Her ne kadar hükümetimiz bu pahalılıkla yani fahiş fiyatlarla mücadele edeceğini deklere etse de kim buna itibar edecek bilemiyorum. Çiftçinin ürünü tarlada bir lira markette on lira. Ama sanayi ürünlerine aldırış eden yok. Ünlü bir marketçi bizde kazanamıyoruz diye feryat ediyor. Aslında asıl feryadı biz ediyoruz. Son günlerde ana tüketim maddelerimiz elektriğe, doğalgaza ve suya yapılan zamlar inanın feleğimizi şaşırttı. Asıl onların fiyatı geri çekilmeli. Bunu yapacakta hükümetimizdir. Marketlere ulaşmadan onlara el atmalılar.

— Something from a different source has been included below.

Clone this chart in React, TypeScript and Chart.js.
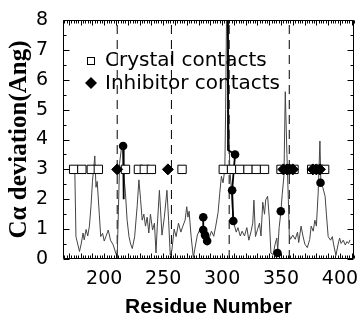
import React, { useEffect, useRef } from 'react';
import { Chart, registerables } from 'chart.js';

Chart.register(...registerables);

const xTicks = [200, 250, 300, 350, 400];
const yTicks = [0, 1, 2, 3, 4, 5, 6, 7, 8];
const xMin = 165;
const xMax = 412;
const yMin = 0;
const yMax = 8;

const legendLabels = ['Crystal contacts', 'Inhibitor contacts'];
const xTitle = 'Residue Number';
const yTitle = 'C\u03B1 deviation(Ang)';

const dashedResidues = [211, 257, 306, 357];

const traceResidues = [
  175, 176, 179, 180.4, 182, 183, 184.6, 186, 187.4, 188.8, 190, 192, 193, 194, 195.8, 197, 198.6, 200,
  201.4, 203.4, 205.3, 207.6, 209.8, 211, 212, 213, 215, 216, 216.8, 218, 219.4, 221, 222.4, 223.8,
  225.8, 228, 229.4, 230.8, 232.2, 233.6, 235, 236.4, 237.8, 239.2, 241, 242.6, 243.9, 245, 246.8, 249,
  251, 253.2, 254.6, 256, 257.4, 259.3, 261, 263, 265, 266.7, 268.6, 270, 271, 272, 273.7, 275.6, 277.6,
  279, 281, 282.5, 284, 285.4, 287.4, 289, 291, 292.9, 294.6, 296.6, 298, 299.4, 300.8, 302.3, 303,
  303.8, 304.6, 305.5, 306.5, 308, 309.2, 312, 313.4, 315.4, 317, 319, 321, 322.7, 324.6, 326, 327,
  328.3, 330, 331.7, 333, 334.5, 336, 337, 338.6, 340, 341.4, 343.3, 345, 346.4, 347.2, 348.4, 349.8,
  351, 352.5, 353.6, 355, 356.2, 357, 358, 360, 362, 364, 365, 367, 368.6, 370.2, 372.3, 374.3, 375.6,
  377.3, 378.7, 380, 381.5, 383, 383.8, 385.4, 387.4, 388.5, 390, 392, 393.5, 394.7, 396.6, 398.3,
  399.7, 401, 402.8, 404.5, 406, 407.3, 408.6,
];
const traceValues = [
  3.0, 0.75, 0.25, 0.5, 0.87, 0.64, 0.99, 0.77, 1.1, 1.8, 2.6, 3.45, 2.4, 2.6, 1.5, 0.75, 0.86, 0.6,
  0.75, 0.97, 0.63, 0.47, 0.19, 0.08, 1.6, 3.2, 3.85, 3.7, 2.73, 2.2, 1.3, 0.75, 0.5, 0.35,
  0.75, 1.8, 2.65, 2.0, 1.3, 1.5, 1.1, 1.4, 0.87, 1.5, 0.97, 1.2, 0.2, 1.1, 2.3, 0.8,
  1.4, 2.3, 1.3, 0.13, 0.3, 1.0, 0.75, 1.2, 0.9, 1.1, 1.3, 1.75, 1.4, 1.6, 0.76, 0.05, 0.5,
  0.8, 0.98, 1.1, 0.93, 0.76, 0.65, 0.7, 0.93, 0.76, 1.1, 1.56, 2.2, 2.77, 2.55, 3.0, 5.0,
  8.3, 8.3, 5.0, 3.0, 2.3, 1.3, 0.9, 1.05, 0.77, 0.93, 0.77, 1.05, 0.63, 0.93, 1.2, 1.97,
  0.75, 0.98, 1.2, 0.77, 1.9, 1.5, 1.98, 2.1, 1.4, 0.2, 0.15, 0.5, 0.7, 0.3, 1.05, 1.55,
  2.16, 2.8, 5.6, 3.5, 2.0, 0.8, 0.66, 0.8, 0.66, 0.9, 0.55, 1.1, 0.77, 0.5, 0.38, 0.65, 1.1,
  0.93, 1.3, 1.1, 2.2, 3.95, 2.55, 2.4, 2.1, 1.5, 0.75, 0.63, 0.75, 0.47, 0.12, 0.47,
  0.7, 0.52, 0.63, 0.47, 0.58, 0.52, 0.64,
];

const crystalResidues = [174, 181, 189, 195, 218, 229, 234, 240, 266, 301, 308, 315, 322, 329, 336, 350, 357, 361, 376, 382, 387];
const crystalLevel = 3;
const inhibitorResidues = [211, 254, 352, 355, 357, 360, 377, 380, 383];
const inhibitorLevel = 3;

const segmentResidues = [216, 216.5, 0, 284, 284, 285.5, 287.3, 0, 305, 305, 311, 308.5, 309.5];
const segmentValues = [3.78, 2.0, null, 1.4, 0.97, 0.8, 0.6, null, 8.3, 3.65, 3.5, 2.3, 1.27];

const dotResidues = [216, 284, 284, 285.5, 287.3, 311, 308.5, 309.5, 349.8, 347, 383.5];
const dotValues = [3.78, 1.4, 0.97, 0.8, 0.6, 3.5, 2.3, 1.27, 1.6, 0.2, 2.55];

const frameTicks = {
  id: 'frameTicks',
  afterDatasetsDraw(chart: any) {
    const { ctx, chartArea, scales } = chart;
    const { left, right, top, bottom } = chartArea;
    const xs = scales.x;
    const ys = scales.y;
    ctx.save();
    ctx.strokeStyle = '#000';
    ctx.lineWidth = 1;
    const L = Math.round(left) + 0.5;
    const R = Math.round(right) - 0.5;
    const T = Math.round(top) + 0.5;
    const B = Math.round(bottom) - 0.5;
    ctx.beginPath();
    ctx.rect(L, T, R - L, B - T);
    ctx.stroke();
    ctx.beginPath();
    for (let v = 166; v <= xMax; v += 2) {
      const px = Math.round(xs.getPixelForValue(v)) + 0.5;
      const len = v % 10 === 0 ? 5 : 3;
      ctx.moveTo(px, B);
      ctx.lineTo(px, B - len);
      ctx.moveTo(px, T);
      ctx.lineTo(px, T + len);
    }
    for (let v = yMin; v <= yMax; v += 0.5) {
      const py = Math.round(ys.getPixelForValue(v)) + 0.5;
      const len = Number.isInteger(v) ? 6 : 3;
      ctx.moveTo(L, py);
      ctx.lineTo(L + len, py);
      ctx.moveTo(R, py);
      ctx.lineTo(R - len, py);
    }
    ctx.stroke();
    ctx.restore();
  },
};

const legendPlugin = {
  id: 'insideLegend',
  afterDatasetsDraw(chart: any) {
    const { ctx } = chart;
    ctx.save();
    ctx.fillStyle = '#fff';
    ctx.strokeStyle = '#000';
    ctx.lineWidth = 1;
    ctx.fillRect(87, 57, 7, 7);
    ctx.strokeRect(87.5, 57.5, 7, 7);
    ctx.fillStyle = '#000';
    ctx.beginPath();
    ctx.moveTo(91, 77);
    ctx.lineTo(97, 83);
    ctx.lineTo(91, 89);
    ctx.lineTo(85, 83);
    ctx.closePath();
    ctx.fill();
    ctx.fillStyle = '#000';
    ctx.font = '20px "DejaVu Sans"';
    ctx.textBaseline = 'middle';
    ctx.textAlign = 'left';
    ctx.fillText(legendLabels[0], 105, 61);
    ctx.fillText(legendLabels[1], 105, 84);
    ctx.restore();
  },
};

export default function App() {
  const ref = useRef<HTMLCanvasElement | null>(null);
  useEffect(() => {
    if (!ref.current) return;
    const pts = (xs: number[], ys: (number | null)[]) => xs.map((x, i) => ({ x, y: ys[i] }));
    const dashed = dashedResidues.map((r) => ({
      data: [{ x: r, y: yMin }, { x: r, y: yMax }],
      borderColor: '#000',
      borderWidth: 1,
      borderDash: [9, 6],
      pointRadius: 0,
      order: 6,
      clip: 0,
    }));
    const chart = new Chart(ref.current, {
      type: 'line',
      data: {
        datasets: [
          {
            label: legendLabels[1],
            data: inhibitorResidues.map((x) => ({ x, y: inhibitorLevel })),
            showLine: false,
            pointStyle: 'rectRot',
            pointRadius: 5.5,
            pointBackgroundColor: '#000',
            pointBorderColor: '#000',
            pointBorderWidth: 1,
            order: 0,
          },
          {
            label: legendLabels[0],
            data: crystalResidues.map((x) => ({ x, y: crystalLevel })),
            showLine: false,
            pointStyle: 'rect',
            pointRadius: 5.9,
            pointBackgroundColor: '#fff',
            pointBorderColor: '#000',
            pointBorderWidth: 1,
            order: 1,
          },
          {
            label: 'dots',
            data: pts(dotResidues, dotValues),
            showLine: false,
            pointStyle: 'circle',
            pointRadius: 4.3,
            pointBackgroundColor: '#000',
            pointBorderColor: '#000',
            pointBorderWidth: 0,
            order: 2,
          },
          {
            label: 'segments',
            data: pts(segmentResidues, segmentValues),
            borderColor: '#000',
            borderWidth: 1.8,
            pointRadius: 0,
            spanGaps: false,
            order: 3,
            clip: 0,
          },
          {
            label: 'trace',
            data: pts(traceResidues, traceValues),
            borderColor: '#444',
            borderWidth: 1,
            pointRadius: 0,
            tension: 0,
            order: 4,
            clip: 0,
          },
          ...dashed,
        ] as any,
      },
      options: {
        responsive: false,
        animation: false,
        events: [],
        layout: { padding: { top: 20, right: 4, left: 0, bottom: 0 } },
        plugins: { legend: { display: false }, tooltip: { enabled: false } },
        scales: {
          x: {
            type: 'linear',
            min: xMin,
            max: xMax,
            afterBuildTicks: (s: any) => {
              s.ticks = xTicks.map((v) => ({ value: v }));
            },
            afterFit: (s: any) => {
              s.height = 61;
              s.paddingLeft = 0;
              s.paddingRight = 0;
              s.paddingTop = 0;
              s.paddingBottom = 0;
            },
            grid: { display: false, drawTicks: false },
            border: { display: false },
            ticks: {
              padding: 9,
              color: '#000',
              autoSkip: false,
              maxRotation: 0,
              font: { family: 'DejaVu Sans', size: 19 },
            },
            title: {
              display: true,
              text: xTitle,
              color: '#000',
              padding: { top: 0, bottom: 0 },
              font: { family: 'Liberation Sans', size: 21, weight: 'bold' },
            },
          },
          y: {
            type: 'linear',
            min: yMin,
            max: yMax,
            afterBuildTicks: (s: any) => {
              s.ticks = yTicks.map((v) => ({ value: v }));
            },
            afterFit: (s: any) => {
              s.width = 63;
              s.paddingLeft = 0;
              s.paddingRight = 0;
              s.paddingTop = 0;
              s.paddingBottom = 0;
            },
            grid: { display: false, drawTicks: false },
            border: { display: false },
            ticks: {
              padding: 15,
              color: '#000',
              autoSkip: false,
              font: { family: 'DejaVu Sans', size: 19 },
            },
            title: {
              display: true,
              text: yTitle,
              color: '#000',
              padding: { top: 5, bottom: 0 },
              font: { family: 'Liberation Serif', size: 25, weight: 'bold' },
            },
          },
        },
      } as any,
      plugins: [frameTicks, legendPlugin],
    });
    return () => chart.destroy();
  }, []);
  return (
    <div style={{ position: 'fixed', left: 0, top: 0, width: 361, height: 320, background: '#fff' }}>
      <canvas ref={ref} width={361} height={320} style={{ width: 361, height: 320, display: 'block' }} />
    </div>
  );
}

Sonuç olarak bu devirde yaşamak öyle pek kolay değil dostlar.
Yan gelip yatmak yok. Üretmek; ürettiğimiz kadar tüketmek ve hatta gelecek için de bir miktar stok yapmak artırmak zorundayız.
Kolay değil asgari ücret alıp şehirlerde yaşayabilmek.
Kolay değil ayda 2-3 bin kira vererek okumak, oturmak.
Kolay değil bunların hepsi.. Öyleyse hepsini bir düzene koymak ve ülke insanı olarak hep birlikte huzur içinde yaşamak gerek.
Ne diyelim herkese kolay gelsin.. kolaylıklar dilerim.